HOW TO MAKE EDM, ELECTRONIC MUSIC
- Keep it simple and effective. EDM is all about drama and massive drops. Create a catchy hook – build, keep them waiting and then release that tension.
- Know your BPM range. Stick to the pumping 120-130 region.
- Get to know your sawtooths. That favoured sound for those big speaker-shuddering synths.
- Heavy use of filters. The most essential trick for building and releasing tension in the producer's tool kit.
How to make music for video games
- Think about the genre of the video game. Much like writing for a film, think about what will best suit the game – is it lo-fi and glitchy, full of level-ups blings, or a fantasy-based MMORPG which needs a lot of spooky, otherworldly ambience?
- Leave room for space. Something intense can’t be playing all the time – there will be points when things are a lot thinner and not much action is going on.
- Have fun with FX. Get creative with your sound design and push your plugins to the max.
How to make ambient music
- Texture. Build in layers of texture from field recordings to create that rich, organic feeling.
- Wash things out with more reverb and delay. Not only used to create depth and space but tweaking the settings on each can generate a lot of character.
How to make techno music
- Syncopate. There is something we find seriously pleasing about a nicely syncopated rhythm – at its most basic, you see those hands go up when the off-beat high-hat comes in.

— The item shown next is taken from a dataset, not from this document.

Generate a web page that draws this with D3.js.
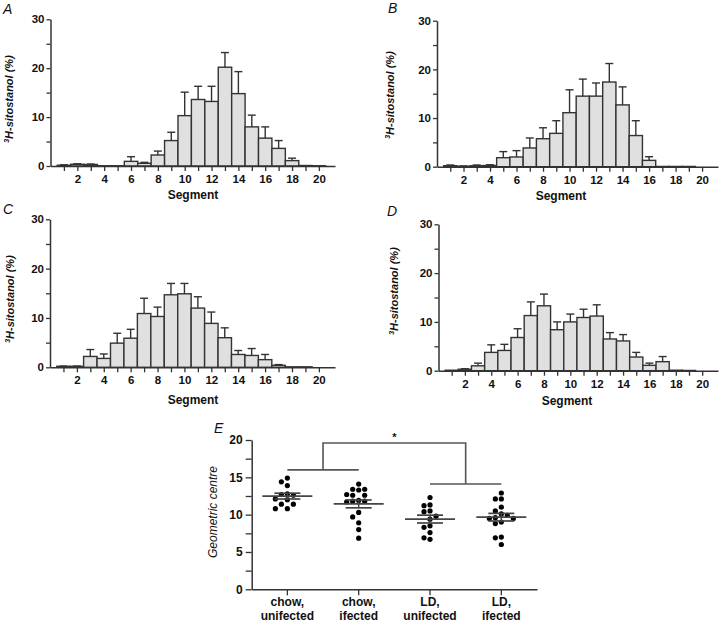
<!DOCTYPE html>
<html>
<head>
<meta charset="utf-8">
<script src="https://cdn.jsdelivr.net/npm/d3@7/dist/d3.min.js"></script>
<style>
  html, body { margin: 0; padding: 0; background: #fff; }
  svg { display: block; font-family: "Liberation Sans", Arial, sans-serif; }
</style>
</head>
<body>
<svg id="chart" width="720" height="624"></svg>
<script>
// ---------------- DATA ----------------
const segments = [1,2,3,4,5,6,7,8,9,10,11,12,13,14,15,16,17,18,19,20];
const segmentTickLabels = [2,4,6,8,10,12,14,16,18,20];
const histTicks = [0,5,10,15,20,25,30];
const histTickLabels = [0,10,20,30];

const meanA = [0.15,0.35,0.3,0.05,0.05,0.95,0.55,2.25,5.2,10.3,13.6,13.2,20.2,14.8,8.0,5.7,3.6,1.1,0.1,0.05];
const semA  = [0.1,0.1,0.1,0,0,0.95,0.2,0.8,1.7,4.8,2.7,3.1,3.0,4.5,2.4,2.3,1.6,0.5,0,0];

const meanB = [0.2,0.1,0.2,0.25,1.85,2.0,3.85,5.75,6.85,11.1,14.5,14.5,17.4,12.7,6.4,1.3,0.05,0.05,0.05,0];
const semB  = [0.15,0.05,0.15,0.15,1.25,1.3,2.05,2.25,2.6,4.7,3.5,2.7,3.8,3.7,3.05,0.75,0,0,0,0];

const meanC = [0.2,0.2,2.2,1.8,4.9,5.9,10.9,10.3,14.7,14.9,12.0,8.9,6.0,2.6,2.4,1.55,0.4,0.1,0.1,0];
const semC  = [0.05,0.05,1.4,0.9,2.0,1.8,3.1,1.9,2.3,2.1,2.3,2.3,2.0,0.8,1.4,1.05,0.15,0,0,0];

const meanD = [0.1,0.3,1.0,3.75,4.15,6.8,11.3,13.3,8.4,10.0,10.9,11.2,6.5,6.1,2.8,1.1,1.85,0.1,0.05,0];
const semD  = [0,0.1,0.55,1.55,1.25,1.8,2.8,2.4,1.6,1.6,1.7,2.3,1.3,1.3,0.95,0.45,1.05,0,0,0];

const groupLine1 = ["chow,","chow,","LD,","LD,"];
const groupLine2 = ["unifected","ifected","unifected","ifected"];
const groupKeys = ["chow, unifected","chow, ifected","LD, unifected","LD, ifected"];
const gcChowUninf = [14.9,14.4,13.9,12.8,12.7,12.6,12.1,12.0,11.4,11.4,10.8,10.8];
const gcChowInf   = [14.1,13.4,13.4,13.3,12.7,12.6,12.6,11.9,11.8,11.8,11.7,10.3,9.7,8.9,8.0,6.85];
const gcLDUninf   = [12.3,11.3,11.2,10.5,10.4,9.8,9.4,8.5,8.3,7.6,6.9,6.7];
const gcLDInf     = [12.9,12.1,12.1,11.0,10.5,10.1,9.9,9.6,9.5,9.5,9.0,8.8,7.0,6.9,6.0];
const gcTicks = [0,2.5,5,7.5,10,12.5,15,17.5,20];
const gcTickLabels = [0,5,10,15,20];
const bracketLevels = [16, 19.6, 14.1]; // left pair, top, right pair
const sigMark = "*";

// ---------------- LAYOUT ----------------
const ink = "#333";
const svg = d3.select("#chart");
svg.append("rect").attr("width",720).attr("height",624).attr("fill","#fff");

const panels = [
  {letter:"A", mean:meanA, sem:semA, x0:50.5, x1:335, yTop:19.3, yBot:166,
   lx:3, ly:14, ylx:12.5, yly:99, sx:193, sy:199},
  {letter:"B", mean:meanB, sem:semB, x0:437, x1:718, yTop:20.7, yBot:166.7,
   lx:388, ly:13, ylx:394, yly:95, sx:561, sy:200},
  {letter:"C", mean:meanC, sem:semC, x0:50, x1:335, yTop:219.3, yBot:367.3,
   lx:3, ly:214, ylx:14, yly:299, sx:193, sy:404},
  {letter:"D", mean:meanD, sem:semD, x0:438.5, x1:718, yTop:224.3, yBot:370.7,
   lx:387, ly:216, ylx:398, yly:291, sx:567, sy:405}
];

function styleAxis(g, fs) {
  g.selectAll("path.domain").attr("stroke", ink).attr("stroke-width", 1.5);
  g.selectAll(".tick line").attr("stroke", ink).attr("stroke-width", 1.3);
  g.selectAll(".tick text").attr("fill", "#111").attr("font-size", fs)
    .attr("font-weight", "bold").attr("font-family", "'Liberation Sans', Arial, sans-serif");
}

panels.forEach(p => {
  const g = svg.append("g");
  const x = d3.scaleLinear().domain([0, 21.2]).range([p.x0, p.x1]);
  const y = d3.scaleLinear().domain([0, 30]).range([p.yBot, p.yTop]);
  const data = segments.map((s,i) => ({s, m:p.mean[i], e:p.sem[i]}));

  // bars
  g.selectAll("rect.bar").data(data).join("rect")
    .attr("class","bar")
    .attr("x", d => x(d.s - 0.5))
    .attr("width", d => x(d.s + 0.5) - x(d.s - 0.5))
    .attr("y", d => y(d.m))
    .attr("height", d => y(0) - y(d.m))
    .attr("fill", "#e0e0e0").attr("stroke", ink).attr("stroke-width", 1.4);

  // error bars (upper only)
  const eg = g.selectAll("g.err").data(data.filter(d => d.e > 0)).join("g").attr("class","err");
  eg.append("line")
    .attr("x1", d => x(d.s)).attr("x2", d => x(d.s))
    .attr("y1", d => y(d.m)).attr("y2", d => y(d.m + d.e))
    .attr("stroke", ink).attr("stroke-width", 1.4);
  eg.append("line")
    .attr("x1", d => x(d.s) - 4).attr("x2", d => x(d.s) + 4)
    .attr("y1", d => y(d.m + d.e)).attr("y2", d => y(d.m + d.e))
    .attr("stroke", ink).attr("stroke-width", 1.4);

  // axes
  const yAxis = d3.axisLeft(y).tickValues(histTicks)
    .tickFormat(d => histTickLabels.includes(d) ? d : "")
    .tickSize(4).tickSizeOuter(0).tickPadding(2);
  const ya = g.append("g").attr("transform", `translate(${p.x0},0)`).call(yAxis);
  styleAxis(ya, 11.5);

  const xAxis = d3.axisBottom(x).tickValues(segments)
    .tickFormat(d => segmentTickLabels.includes(d) ? d : "")
    .tickSize(5).tickSizeOuter(0).tickPadding(4);
  const xa = g.append("g").attr("transform", `translate(0,${p.yBot})`).call(xAxis);
  styleAxis(xa, 11.5);

  // labels
  g.append("text").attr("x", p.lx).attr("y", p.ly)
    .attr("font-size", 14).attr("font-style", "italic").attr("fill", "#111").text(p.letter);

  const yl = g.append("text")
    .attr("transform", `translate(${p.ylx},${p.yly}) rotate(-90)`)
    .attr("text-anchor", "middle").attr("font-size", 11)
    .attr("font-weight", "bold").attr("font-style", "italic").attr("fill", "#111");
  yl.append("tspan").attr("font-size", 7).attr("dy", -4).text("3");
  yl.append("tspan").attr("dy", 4).text("H-sitostanol (%)");

  g.append("text").attr("x", p.sx).attr("y", p.sy)
    .attr("text-anchor", "middle").attr("font-size", 12)
    .attr("font-weight", "bold").attr("fill", "#111").text("Segment");
});

// ---------------- PANEL E ----------------
const gcGroups = [gcChowUninf, gcChowInf, gcLDUninf, gcLDInf];
const ge = svg.append("g");
const xE = d3.scaleBand().domain(groupKeys).range([251.7, 537]).padding(0);
const yE = d3.scaleLinear().domain([0, 20]).range([589.3, 440]);
const cx = k => xE(k) + xE.bandwidth() / 2;

// dots (simple beeswarm)
const dotR = 2.6, step = 6;
gcGroups.forEach((vals, gi) => {
  const placed = [];
  const sorted = vals.slice().sort((a,b) => b - a);
  sorted.forEach(v => {
    const py = yE(v);
    const offs = [0,-1,1,-2,2,-3,3,-4,4];
    let chosen = 0;
    for (const o of offs) {
      const px = o * step;
      if (placed.every(q => Math.hypot(q.px - px, q.py - py) >= step - 0.2)) { chosen = px; break; }
    }
    placed.push({px: chosen, py, v});
  });
  ge.selectAll(null).data(placed).join("circle")
    .attr("cx", d => cx(groupKeys[gi]) + d.px)
    .attr("cy", d => d.py)
    .attr("r", dotR).attr("fill", "#000");

  const m = d3.mean(vals);
  const se = d3.deviation(vals) / Math.sqrt(vals.length);
  const c = cx(groupKeys[gi]);
  const lc = "#444";
  ge.append("line").attr("x1", c - 25).attr("x2", c + 25).attr("y1", yE(m)).attr("y2", yE(m))
    .attr("stroke", lc).attr("stroke-width", 1.7);
  [m - se, m + se].forEach(v => {
    ge.append("line").attr("x1", c - 13).attr("x2", c + 13).attr("y1", yE(v)).attr("y2", yE(v))
      .attr("stroke", lc).attr("stroke-width", 1.7);
  });
  ge.append("line").attr("x1", c).attr("x2", c).attr("y1", yE(m - se)).attr("y2", yE(m + se))
    .attr("stroke", lc).attr("stroke-width", 1.4);
});

// significance bracket
const mid12 = (cx(groupKeys[0]) + cx(groupKeys[1])) / 2;
const mid34 = (cx(groupKeys[2]) + cx(groupKeys[3])) / 2;
const bc = "#555";
const bp = d3.path();
bp.moveTo(cx(groupKeys[0]), yE(bracketLevels[0])); bp.lineTo(cx(groupKeys[1]), yE(bracketLevels[0]));
bp.moveTo(mid12, yE(bracketLevels[0])); bp.lineTo(mid12, yE(bracketLevels[1]));
bp.lineTo(mid34, yE(bracketLevels[1])); bp.lineTo(mid34, yE(bracketLevels[2]));
bp.moveTo(cx(groupKeys[2]), yE(bracketLevels[2])); bp.lineTo(cx(groupKeys[3]), yE(bracketLevels[2]));
ge.append("path").attr("d", bp.toString()).attr("fill", "none").attr("stroke", bc).attr("stroke-width", 1.6);
ge.append("text").attr("x", (mid12 + mid34) / 2).attr("y", yE(bracketLevels[1]) - 2)
  .attr("text-anchor", "middle").attr("font-size", 11).attr("font-weight", "bold").attr("fill", "#111").text(sigMark);

// axes E
const yAxisE = d3.axisLeft(yE).tickValues(gcTicks)
  .tickFormat(d => gcTickLabels.includes(d) ? d : "")
  .tickSize(6).tickSizeOuter(0).tickPadding(3);
const yaE = ge.append("g").attr("transform", `translate(251.7,0)`).call(yAxisE);
styleAxis(yaE, 12);

const xAxisE = d3.axisBottom(xE).tickFormat("").tickSize(6).tickSizeOuter(0);
const xaE = ge.append("g").attr("transform", `translate(0,589.3)`).call(xAxisE);
styleAxis(xaE, 12);
xaE.selectAll(".tick text").remove();
groupKeys.forEach((k, i) => {
  const t = ge.append("text").attr("text-anchor", "middle").attr("font-size", 12)
    .attr("font-weight", "bold").attr("fill", "#111");
  t.append("tspan").attr("x", cx(k)).attr("y", 605.5).text(groupLine1[i]);
  t.append("tspan").attr("x", cx(k)).attr("y", 620).text(groupLine2[i]);
});

ge.append("text").attr("x", 214).attr("y", 433).attr("font-size", 14)
  .attr("font-style", "italic").attr("fill", "#111").text("E");
ge.append("text").attr("transform", "translate(217,512) rotate(-90)")
  .attr("text-anchor", "middle").attr("font-size", 12).attr("font-style", "italic")
  .attr("fill", "#111").text("Geometric centre");
</script>
</body>
</html>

- Try some acid. Get a 303 emulator, get a really short catchy loop going and mess around with the parameters.
- Not every track has to bang! Why not try writing something a bit deeper and less ‘peak time’ for a change!

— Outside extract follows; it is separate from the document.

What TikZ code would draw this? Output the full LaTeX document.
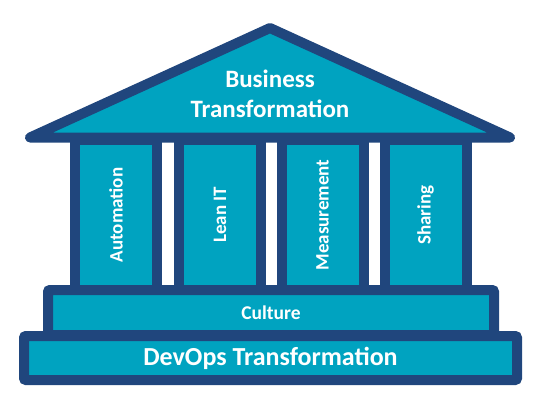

How to make instrumental music
- Try new ones. Find one you haven’t played before and give it a go! If you’re a good instrumentalist you’ll probably pick it up quite quickly.
- Experiment with recording techniques and processing. Part of the fun writing instrumental music is getting creative with the recording of it. Try running instruments through strange fx boards they aren't meant for for example. A cello through a guitar pedal perhaps?
How to make rap or trap music
- Use an 808 kick. Get that big kick boom – don’t overuse it so it has an impact when it hits.
- De-esser! Chances are you’ll have a lot of sibilance (harsh high-frequency sounds) in your vocal recordings which will need taming.
- Triple-time hi-hats. Get that rapid ratatat sound by rolling those hi-hats in triple time.
How to make music with vocals
- Write lyrics and melodies concurrently. Instead of jotting lyrics down in a notebook and setting it to music, why not start with the music and see what words come from there.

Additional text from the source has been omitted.